Take the line containing "Convert this chart to matplotlib code." as the first line and the line containing "0.946, 0.944, 0.944]" as the last, and output that span verbatim without any images.

[Begin DATASET RECORDS]

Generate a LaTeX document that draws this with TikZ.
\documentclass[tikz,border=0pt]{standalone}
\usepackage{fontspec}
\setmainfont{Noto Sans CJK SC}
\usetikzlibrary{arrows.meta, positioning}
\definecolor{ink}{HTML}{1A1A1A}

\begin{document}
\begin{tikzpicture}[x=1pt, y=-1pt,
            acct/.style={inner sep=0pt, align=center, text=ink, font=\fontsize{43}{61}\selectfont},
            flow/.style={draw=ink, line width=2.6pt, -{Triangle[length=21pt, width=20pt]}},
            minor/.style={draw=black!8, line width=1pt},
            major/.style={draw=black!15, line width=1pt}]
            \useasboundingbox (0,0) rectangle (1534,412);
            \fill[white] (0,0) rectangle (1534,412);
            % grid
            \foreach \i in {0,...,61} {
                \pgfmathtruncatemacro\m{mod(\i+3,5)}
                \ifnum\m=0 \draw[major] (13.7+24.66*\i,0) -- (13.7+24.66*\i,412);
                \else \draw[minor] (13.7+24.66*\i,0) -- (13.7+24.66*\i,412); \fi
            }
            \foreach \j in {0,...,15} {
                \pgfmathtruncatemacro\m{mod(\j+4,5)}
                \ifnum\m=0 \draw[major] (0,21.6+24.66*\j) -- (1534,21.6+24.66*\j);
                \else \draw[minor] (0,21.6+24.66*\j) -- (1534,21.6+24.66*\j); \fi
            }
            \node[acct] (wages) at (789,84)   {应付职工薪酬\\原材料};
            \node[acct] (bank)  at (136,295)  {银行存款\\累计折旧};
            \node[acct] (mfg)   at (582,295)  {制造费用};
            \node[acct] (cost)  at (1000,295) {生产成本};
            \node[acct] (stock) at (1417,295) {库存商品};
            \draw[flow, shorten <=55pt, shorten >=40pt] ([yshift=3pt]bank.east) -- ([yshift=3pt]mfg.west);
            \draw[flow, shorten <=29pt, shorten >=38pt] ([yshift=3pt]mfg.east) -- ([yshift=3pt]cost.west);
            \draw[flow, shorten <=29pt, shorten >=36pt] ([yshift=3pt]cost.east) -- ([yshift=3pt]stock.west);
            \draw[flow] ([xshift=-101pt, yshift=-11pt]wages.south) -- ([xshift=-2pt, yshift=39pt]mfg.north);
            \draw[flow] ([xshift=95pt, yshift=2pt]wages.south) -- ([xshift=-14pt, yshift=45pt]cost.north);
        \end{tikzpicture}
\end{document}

[End DATASET RECORDS]
[Begin DATASET RECORDS]

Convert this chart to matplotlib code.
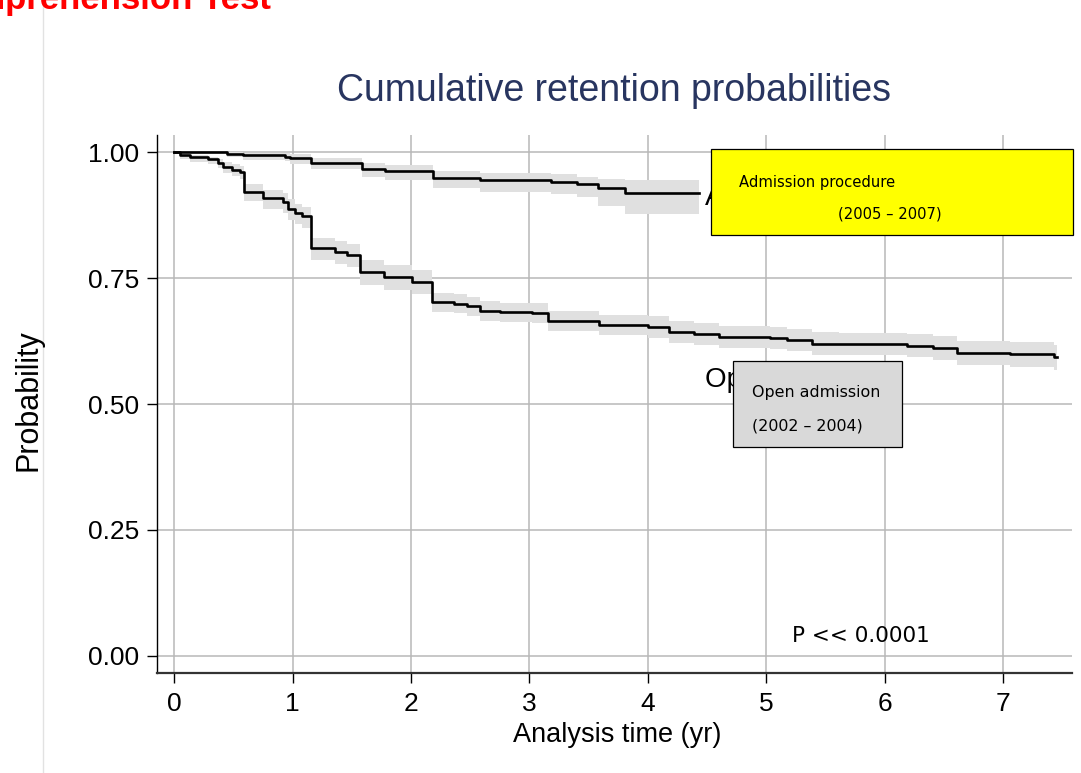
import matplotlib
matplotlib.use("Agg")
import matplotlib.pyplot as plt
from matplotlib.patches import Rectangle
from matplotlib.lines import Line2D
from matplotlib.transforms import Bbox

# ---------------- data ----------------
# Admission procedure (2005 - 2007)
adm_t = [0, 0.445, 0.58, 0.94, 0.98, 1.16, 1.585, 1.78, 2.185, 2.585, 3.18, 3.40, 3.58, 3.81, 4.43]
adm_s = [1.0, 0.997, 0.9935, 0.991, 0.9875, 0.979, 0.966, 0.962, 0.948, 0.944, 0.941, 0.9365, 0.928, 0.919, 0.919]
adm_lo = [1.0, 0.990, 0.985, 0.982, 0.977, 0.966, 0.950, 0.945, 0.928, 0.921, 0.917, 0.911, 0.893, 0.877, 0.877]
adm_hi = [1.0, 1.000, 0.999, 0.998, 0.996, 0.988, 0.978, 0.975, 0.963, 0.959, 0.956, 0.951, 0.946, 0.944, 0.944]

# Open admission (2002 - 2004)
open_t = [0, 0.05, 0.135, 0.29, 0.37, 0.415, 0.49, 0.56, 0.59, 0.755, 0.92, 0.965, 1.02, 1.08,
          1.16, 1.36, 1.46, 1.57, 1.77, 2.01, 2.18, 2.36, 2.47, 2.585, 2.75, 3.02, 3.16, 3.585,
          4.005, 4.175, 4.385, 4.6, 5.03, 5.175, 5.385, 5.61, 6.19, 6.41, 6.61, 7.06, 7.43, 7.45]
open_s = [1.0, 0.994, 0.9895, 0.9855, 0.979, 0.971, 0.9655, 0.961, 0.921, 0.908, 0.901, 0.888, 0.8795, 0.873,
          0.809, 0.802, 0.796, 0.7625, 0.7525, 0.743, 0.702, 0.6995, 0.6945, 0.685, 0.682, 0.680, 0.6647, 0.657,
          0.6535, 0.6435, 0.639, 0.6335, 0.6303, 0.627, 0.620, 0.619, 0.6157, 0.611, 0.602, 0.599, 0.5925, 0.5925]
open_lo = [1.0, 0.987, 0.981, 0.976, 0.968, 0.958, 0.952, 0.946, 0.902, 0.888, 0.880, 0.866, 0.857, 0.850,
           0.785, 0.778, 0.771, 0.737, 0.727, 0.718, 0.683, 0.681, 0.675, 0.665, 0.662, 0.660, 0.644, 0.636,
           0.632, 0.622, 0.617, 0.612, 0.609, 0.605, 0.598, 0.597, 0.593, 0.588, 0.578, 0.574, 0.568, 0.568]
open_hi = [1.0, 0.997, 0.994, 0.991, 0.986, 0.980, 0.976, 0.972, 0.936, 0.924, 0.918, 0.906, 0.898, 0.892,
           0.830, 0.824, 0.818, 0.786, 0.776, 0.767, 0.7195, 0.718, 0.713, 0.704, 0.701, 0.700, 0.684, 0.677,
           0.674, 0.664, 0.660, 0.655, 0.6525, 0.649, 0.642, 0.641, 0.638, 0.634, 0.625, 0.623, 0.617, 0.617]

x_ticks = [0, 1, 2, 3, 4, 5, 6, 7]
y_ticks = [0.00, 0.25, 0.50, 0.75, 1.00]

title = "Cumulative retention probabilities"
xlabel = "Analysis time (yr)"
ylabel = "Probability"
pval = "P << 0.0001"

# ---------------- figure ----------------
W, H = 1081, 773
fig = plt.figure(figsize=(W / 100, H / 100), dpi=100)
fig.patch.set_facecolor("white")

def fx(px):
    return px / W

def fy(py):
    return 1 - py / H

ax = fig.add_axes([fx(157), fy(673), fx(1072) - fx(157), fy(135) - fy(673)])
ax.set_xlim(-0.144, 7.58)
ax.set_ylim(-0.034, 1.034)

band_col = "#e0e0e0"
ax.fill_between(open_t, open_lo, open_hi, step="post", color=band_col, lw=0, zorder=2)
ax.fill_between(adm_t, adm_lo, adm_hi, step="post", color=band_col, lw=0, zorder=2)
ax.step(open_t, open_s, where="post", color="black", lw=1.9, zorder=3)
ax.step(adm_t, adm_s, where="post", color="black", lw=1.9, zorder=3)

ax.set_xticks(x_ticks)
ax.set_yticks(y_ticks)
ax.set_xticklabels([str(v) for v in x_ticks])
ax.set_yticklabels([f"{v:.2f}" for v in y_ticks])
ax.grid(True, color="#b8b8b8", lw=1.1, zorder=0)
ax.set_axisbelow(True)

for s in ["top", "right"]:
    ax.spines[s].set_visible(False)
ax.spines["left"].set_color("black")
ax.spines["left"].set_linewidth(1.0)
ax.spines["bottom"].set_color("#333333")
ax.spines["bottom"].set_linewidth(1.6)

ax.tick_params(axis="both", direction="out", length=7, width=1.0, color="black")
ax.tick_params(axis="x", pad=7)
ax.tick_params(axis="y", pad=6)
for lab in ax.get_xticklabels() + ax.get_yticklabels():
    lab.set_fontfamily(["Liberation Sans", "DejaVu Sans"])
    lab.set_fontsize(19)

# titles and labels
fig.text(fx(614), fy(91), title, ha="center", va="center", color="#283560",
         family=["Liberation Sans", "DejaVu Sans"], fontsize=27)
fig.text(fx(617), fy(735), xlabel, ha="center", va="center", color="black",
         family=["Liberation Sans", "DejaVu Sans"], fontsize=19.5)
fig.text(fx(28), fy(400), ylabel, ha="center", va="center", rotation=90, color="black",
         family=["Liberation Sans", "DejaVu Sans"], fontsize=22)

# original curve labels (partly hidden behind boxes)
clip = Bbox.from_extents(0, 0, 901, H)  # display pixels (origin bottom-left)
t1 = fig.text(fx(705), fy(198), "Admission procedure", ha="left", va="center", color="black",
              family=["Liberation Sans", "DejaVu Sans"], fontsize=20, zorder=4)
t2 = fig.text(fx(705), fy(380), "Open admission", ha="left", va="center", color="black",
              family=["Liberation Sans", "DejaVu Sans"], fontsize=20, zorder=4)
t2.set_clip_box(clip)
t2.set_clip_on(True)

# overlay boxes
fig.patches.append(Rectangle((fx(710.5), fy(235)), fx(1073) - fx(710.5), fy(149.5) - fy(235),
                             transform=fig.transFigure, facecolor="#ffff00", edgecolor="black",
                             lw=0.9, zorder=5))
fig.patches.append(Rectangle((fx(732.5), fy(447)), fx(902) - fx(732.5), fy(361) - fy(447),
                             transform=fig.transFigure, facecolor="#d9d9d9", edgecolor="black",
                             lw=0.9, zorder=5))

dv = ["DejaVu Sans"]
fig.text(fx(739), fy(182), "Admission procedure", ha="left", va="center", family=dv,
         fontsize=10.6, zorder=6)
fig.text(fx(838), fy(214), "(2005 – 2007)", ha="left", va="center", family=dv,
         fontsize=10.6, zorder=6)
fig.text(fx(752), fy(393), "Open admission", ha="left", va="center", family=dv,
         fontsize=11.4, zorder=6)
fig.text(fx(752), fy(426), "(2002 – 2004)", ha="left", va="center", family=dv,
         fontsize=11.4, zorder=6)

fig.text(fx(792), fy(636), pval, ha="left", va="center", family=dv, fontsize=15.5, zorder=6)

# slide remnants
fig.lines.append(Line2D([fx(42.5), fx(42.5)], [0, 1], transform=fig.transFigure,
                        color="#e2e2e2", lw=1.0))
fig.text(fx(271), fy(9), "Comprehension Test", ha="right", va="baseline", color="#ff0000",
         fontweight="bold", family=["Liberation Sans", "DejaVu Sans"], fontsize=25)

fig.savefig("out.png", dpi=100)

[End DATASET RECORDS]

» **EXERCISE ANSWER**
Convert this chart to matplotlib code.
import matplotlib
matplotlib.use("Agg")
import matplotlib.pyplot as plt
from matplotlib.patches import Rectangle
from matplotlib.lines import Line2D
from matplotlib.transforms import Bbox

# ---------------- data ----------------
# Admission procedure (2005 - 2007)
adm_t = [0, 0.445, 0.58, 0.94, 0.98, 1.16, 1.585, 1.78, 2.185, 2.585, 3.18, 3.40, 3.58, 3.81, 4.43]
adm_s = [1.0, 0.997, 0.9935, 0.991, 0.9875, 0.979, 0.966, 0.962, 0.948, 0.944, 0.941, 0.9365, 0.928, 0.919, 0.919]
adm_lo = [1.0, 0.990, 0.985, 0.982, 0.977, 0.966, 0.950, 0.945, 0.928, 0.921, 0.917, 0.911, 0.893, 0.877, 0.877]
adm_hi = [1.0, 1.000, 0.999, 0.998, 0.996, 0.988, 0.978, 0.975, 0.963, 0.959, 0.956, 0.951, 0.946, 0.944, 0.944]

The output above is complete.